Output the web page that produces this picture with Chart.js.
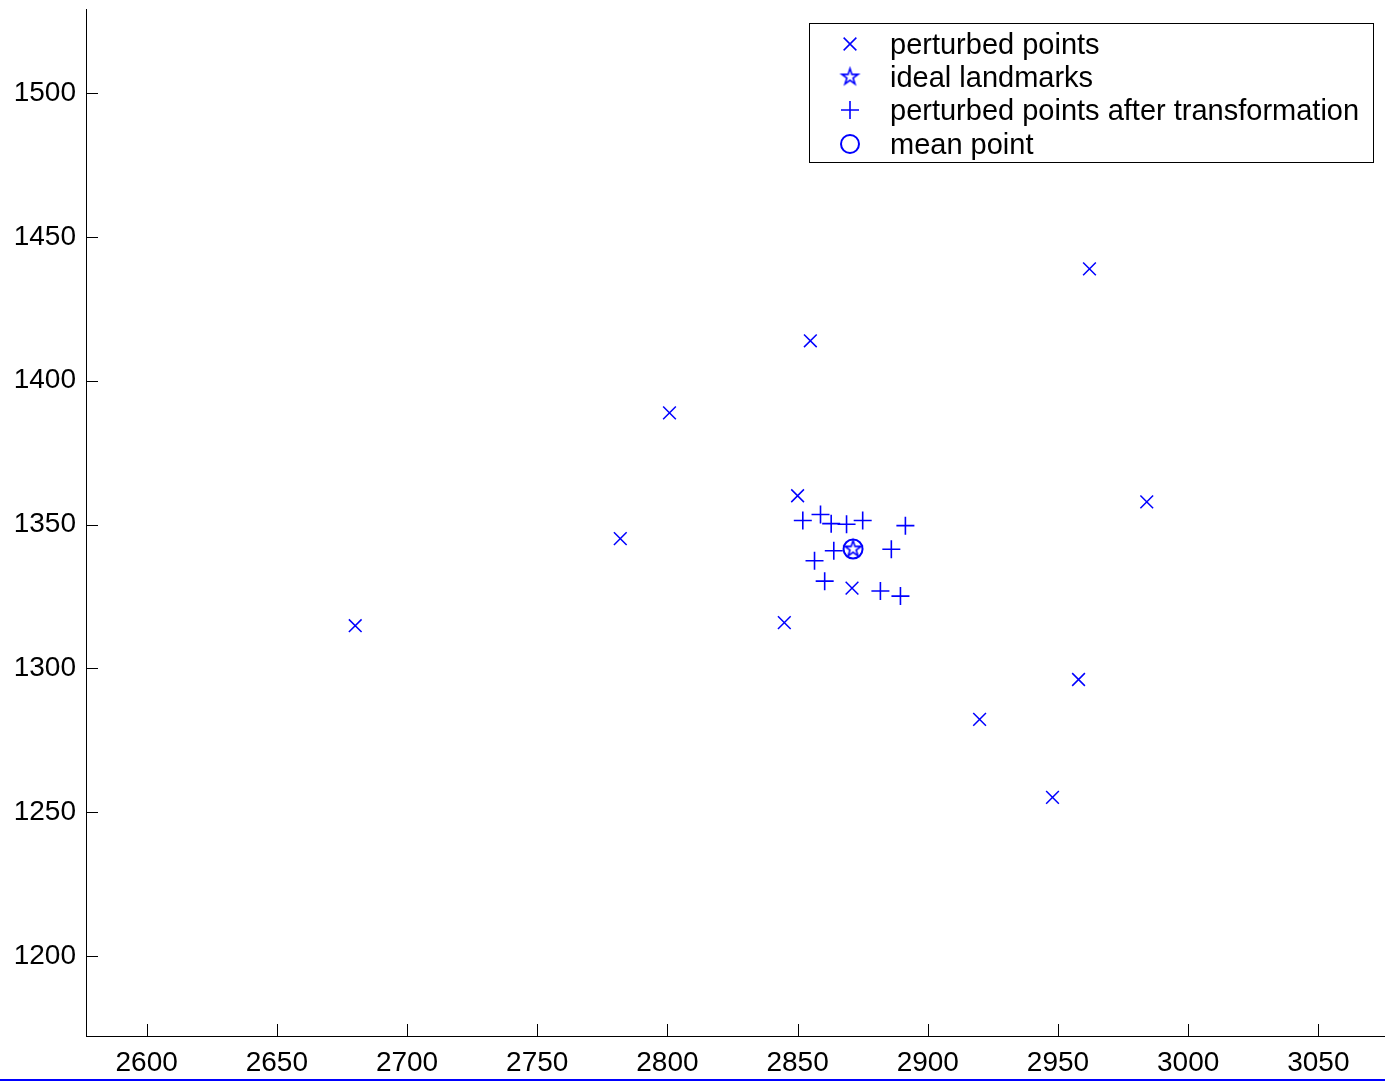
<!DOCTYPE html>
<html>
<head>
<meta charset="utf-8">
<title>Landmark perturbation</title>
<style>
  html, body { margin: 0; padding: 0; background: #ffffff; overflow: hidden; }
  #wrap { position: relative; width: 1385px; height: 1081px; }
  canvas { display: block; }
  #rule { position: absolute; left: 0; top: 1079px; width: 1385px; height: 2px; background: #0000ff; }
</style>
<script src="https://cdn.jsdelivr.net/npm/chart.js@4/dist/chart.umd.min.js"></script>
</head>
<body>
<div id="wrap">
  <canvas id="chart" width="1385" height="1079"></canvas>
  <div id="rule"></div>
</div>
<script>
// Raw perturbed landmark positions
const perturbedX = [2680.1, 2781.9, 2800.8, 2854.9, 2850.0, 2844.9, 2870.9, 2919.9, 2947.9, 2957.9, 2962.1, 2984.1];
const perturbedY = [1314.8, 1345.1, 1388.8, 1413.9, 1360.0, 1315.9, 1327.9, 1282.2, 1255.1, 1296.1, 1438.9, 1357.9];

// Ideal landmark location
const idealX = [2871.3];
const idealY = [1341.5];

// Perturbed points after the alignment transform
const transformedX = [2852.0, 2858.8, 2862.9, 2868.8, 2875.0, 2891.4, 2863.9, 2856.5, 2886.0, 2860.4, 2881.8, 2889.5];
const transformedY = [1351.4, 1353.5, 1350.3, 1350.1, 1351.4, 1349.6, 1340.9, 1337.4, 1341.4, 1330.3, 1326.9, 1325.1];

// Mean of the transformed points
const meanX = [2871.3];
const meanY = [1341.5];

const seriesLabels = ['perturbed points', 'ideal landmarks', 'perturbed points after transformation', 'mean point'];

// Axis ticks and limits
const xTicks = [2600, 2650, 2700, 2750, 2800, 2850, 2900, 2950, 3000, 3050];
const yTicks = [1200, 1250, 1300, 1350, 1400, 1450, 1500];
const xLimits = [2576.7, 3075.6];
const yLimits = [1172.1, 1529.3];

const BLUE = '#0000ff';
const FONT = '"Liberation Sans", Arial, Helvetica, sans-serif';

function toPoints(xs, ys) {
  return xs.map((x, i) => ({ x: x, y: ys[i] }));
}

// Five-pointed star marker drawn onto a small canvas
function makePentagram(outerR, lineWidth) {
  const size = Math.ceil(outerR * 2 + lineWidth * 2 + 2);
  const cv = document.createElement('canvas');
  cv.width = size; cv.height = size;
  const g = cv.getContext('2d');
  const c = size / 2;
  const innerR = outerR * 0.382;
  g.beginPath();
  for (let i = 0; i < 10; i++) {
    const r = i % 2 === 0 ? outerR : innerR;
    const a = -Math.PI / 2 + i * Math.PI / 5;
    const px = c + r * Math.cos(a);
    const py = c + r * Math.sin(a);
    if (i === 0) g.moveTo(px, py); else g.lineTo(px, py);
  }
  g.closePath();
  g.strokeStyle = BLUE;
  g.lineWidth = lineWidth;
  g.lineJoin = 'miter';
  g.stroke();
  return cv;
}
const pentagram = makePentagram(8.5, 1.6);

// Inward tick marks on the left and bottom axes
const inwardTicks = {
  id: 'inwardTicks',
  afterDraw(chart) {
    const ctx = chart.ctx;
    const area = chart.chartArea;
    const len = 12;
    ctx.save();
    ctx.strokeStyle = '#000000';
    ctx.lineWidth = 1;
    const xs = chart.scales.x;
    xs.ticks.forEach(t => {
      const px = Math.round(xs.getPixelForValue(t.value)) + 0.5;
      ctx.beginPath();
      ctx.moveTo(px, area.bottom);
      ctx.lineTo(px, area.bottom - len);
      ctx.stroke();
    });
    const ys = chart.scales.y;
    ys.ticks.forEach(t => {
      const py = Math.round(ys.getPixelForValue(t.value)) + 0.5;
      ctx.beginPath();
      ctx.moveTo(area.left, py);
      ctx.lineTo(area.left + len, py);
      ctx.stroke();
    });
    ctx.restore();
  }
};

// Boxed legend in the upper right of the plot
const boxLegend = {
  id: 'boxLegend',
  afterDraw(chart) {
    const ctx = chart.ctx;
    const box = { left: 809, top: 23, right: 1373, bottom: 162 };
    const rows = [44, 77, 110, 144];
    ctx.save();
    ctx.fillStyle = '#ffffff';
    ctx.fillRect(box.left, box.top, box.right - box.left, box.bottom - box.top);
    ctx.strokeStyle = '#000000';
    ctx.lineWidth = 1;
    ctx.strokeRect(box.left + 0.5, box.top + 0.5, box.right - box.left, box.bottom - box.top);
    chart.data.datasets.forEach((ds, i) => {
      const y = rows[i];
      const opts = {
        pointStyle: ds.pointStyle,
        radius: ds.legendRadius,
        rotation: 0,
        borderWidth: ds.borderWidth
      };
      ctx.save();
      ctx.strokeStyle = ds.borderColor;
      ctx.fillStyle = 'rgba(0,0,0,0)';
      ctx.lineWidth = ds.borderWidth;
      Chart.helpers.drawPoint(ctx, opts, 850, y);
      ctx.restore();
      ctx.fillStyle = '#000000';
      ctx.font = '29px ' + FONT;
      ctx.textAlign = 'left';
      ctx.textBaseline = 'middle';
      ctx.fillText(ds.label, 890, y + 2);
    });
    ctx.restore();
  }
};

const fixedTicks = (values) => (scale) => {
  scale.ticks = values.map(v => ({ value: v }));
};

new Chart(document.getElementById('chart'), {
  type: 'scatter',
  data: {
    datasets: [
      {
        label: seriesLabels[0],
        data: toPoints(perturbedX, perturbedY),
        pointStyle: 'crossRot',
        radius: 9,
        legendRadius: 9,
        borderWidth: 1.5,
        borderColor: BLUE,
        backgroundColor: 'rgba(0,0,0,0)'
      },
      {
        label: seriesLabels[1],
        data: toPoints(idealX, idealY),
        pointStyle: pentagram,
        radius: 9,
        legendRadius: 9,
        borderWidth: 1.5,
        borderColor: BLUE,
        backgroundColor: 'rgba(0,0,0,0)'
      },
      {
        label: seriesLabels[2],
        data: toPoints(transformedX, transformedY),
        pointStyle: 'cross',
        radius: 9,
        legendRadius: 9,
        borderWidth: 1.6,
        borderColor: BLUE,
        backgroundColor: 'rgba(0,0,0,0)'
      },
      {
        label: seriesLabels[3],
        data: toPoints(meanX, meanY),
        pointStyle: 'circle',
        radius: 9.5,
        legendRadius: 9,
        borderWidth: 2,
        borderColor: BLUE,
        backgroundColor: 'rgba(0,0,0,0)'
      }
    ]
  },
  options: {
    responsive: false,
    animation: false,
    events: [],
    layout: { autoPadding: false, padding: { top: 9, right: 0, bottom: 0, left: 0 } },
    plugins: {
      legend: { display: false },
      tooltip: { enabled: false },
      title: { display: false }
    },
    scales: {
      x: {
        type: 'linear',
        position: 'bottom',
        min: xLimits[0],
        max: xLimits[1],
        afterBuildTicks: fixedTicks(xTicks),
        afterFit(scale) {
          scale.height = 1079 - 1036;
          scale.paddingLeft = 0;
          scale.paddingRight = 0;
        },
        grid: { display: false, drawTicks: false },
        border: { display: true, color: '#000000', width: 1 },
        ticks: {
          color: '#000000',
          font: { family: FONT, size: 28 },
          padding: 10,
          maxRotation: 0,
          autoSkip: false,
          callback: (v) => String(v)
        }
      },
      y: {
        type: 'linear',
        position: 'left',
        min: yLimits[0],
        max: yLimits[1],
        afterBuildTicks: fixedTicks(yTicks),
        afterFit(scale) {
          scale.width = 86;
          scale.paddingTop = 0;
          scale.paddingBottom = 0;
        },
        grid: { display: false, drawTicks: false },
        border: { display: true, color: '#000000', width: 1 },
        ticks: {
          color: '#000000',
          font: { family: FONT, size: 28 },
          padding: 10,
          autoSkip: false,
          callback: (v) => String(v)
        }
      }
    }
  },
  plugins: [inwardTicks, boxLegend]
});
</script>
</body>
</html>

* TASK BRIEF
Set the lines above down again, word for word, from the first through the one containing "const meanY = [1341.5];"; pictures excluded.

* EXPECTED ANSWER
Output the web page that produces this picture with Chart.js.
<!DOCTYPE html>
<html>
<head>
<meta charset="utf-8">
<title>Landmark perturbation</title>
<style>
  html, body { margin: 0; padding: 0; background: #ffffff; overflow: hidden; }
  #wrap { position: relative; width: 1385px; height: 1081px; }
  canvas { display: block; }
  #rule { position: absolute; left: 0; top: 1079px; width: 1385px; height: 2px; background: #0000ff; }
</style>
<script src="https://cdn.jsdelivr.net/npm/chart.js@4/dist/chart.umd.min.js"></script>
</head>
<body>
<div id="wrap">
  <canvas id="chart" width="1385" height="1079"></canvas>
  <div id="rule"></div>
</div>
<script>
// Raw perturbed landmark positions
const perturbedX = [2680.1, 2781.9, 2800.8, 2854.9, 2850.0, 2844.9, 2870.9, 2919.9, 2947.9, 2957.9, 2962.1, 2984.1];
const perturbedY = [1314.8, 1345.1, 1388.8, 1413.9, 1360.0, 1315.9, 1327.9, 1282.2, 1255.1, 1296.1, 1438.9, 1357.9];

// Ideal landmark location
const idealX = [2871.3];
const idealY = [1341.5];

// Perturbed points after the alignment transform
const transformedX = [2852.0, 2858.8, 2862.9, 2868.8, 2875.0, 2891.4, 2863.9, 2856.5, 2886.0, 2860.4, 2881.8, 2889.5];
const transformedY = [1351.4, 1353.5, 1350.3, 1350.1, 1351.4, 1349.6, 1340.9, 1337.4, 1341.4, 1330.3, 1326.9, 1325.1];

// Mean of the transformed points
const meanX = [2871.3];
const meanY = [1341.5];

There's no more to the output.